The 52-times capped back urged his Wales colleagues to 'look at themselves' following the 41-3 beating against a New Zealand side that, compared to their second Test performance against the British Lions and their Tri-Nations campaign, rarely appeared to get out of second gear.
'There are no excuses - we just got soundly beaten,' Taylor candidly admitted.
'The biggest disappointment was we did not really test them. We lost a bit of ball and we did not get a platform, which meant they had the majority of the ball.
'It's very difficult when you are going backwards. New Zealand have so many great players and, when they start getting a roll on, they are very difficult to stop.'
Taylor was at pains to point out Wales' inadequacies meant they gifted control of the ball to Graham Henry's side.
'Great team as they are, and they have beaten a lot of top sides during the last two seasons, our mistakes early on probably fed New Zealand,' he said.
'We had limited ball and, what we did have, we did not use very well.
'The commitment and desire was there, but we were just a bit off our game. We have just got to fine-tune it for Fiji and the rest of the autumn campaign.'
Taylor declined to blame ring-rustiness - a lack of preparation time because of Heineken Cup matches - or the absence of six Lions.

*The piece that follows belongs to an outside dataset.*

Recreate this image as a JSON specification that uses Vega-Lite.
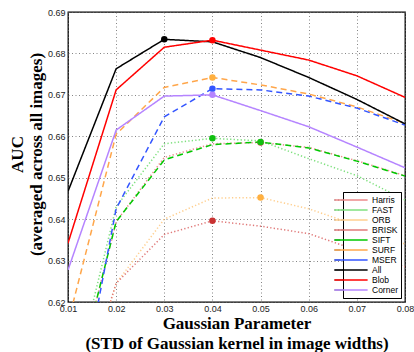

'The biggest thing we have had in our favour the last few seasons has been the system. Everyone knows the system and the system has worked rather than individuals.'
But he emphasised, 'We need the ball to play. I think we were a bit edgy early on and it was a bit flat in the stadium.
'Once New Zealand's tails were up, they are probably the best side in the world at putting teams away.
'Our next game, against Fiji, is crucial. We've got to get our game working right at training this week.
'Our game-plan is fine. What we have to do is make sure to execute it correctly.'
He insisted it was easy for New Zealand to provide support-runners to their ball-carriers.
'Once you are going forward the whole time it's not hard to get the off-loads in. The momentum builds and people run off the ball-carrier,' he explained.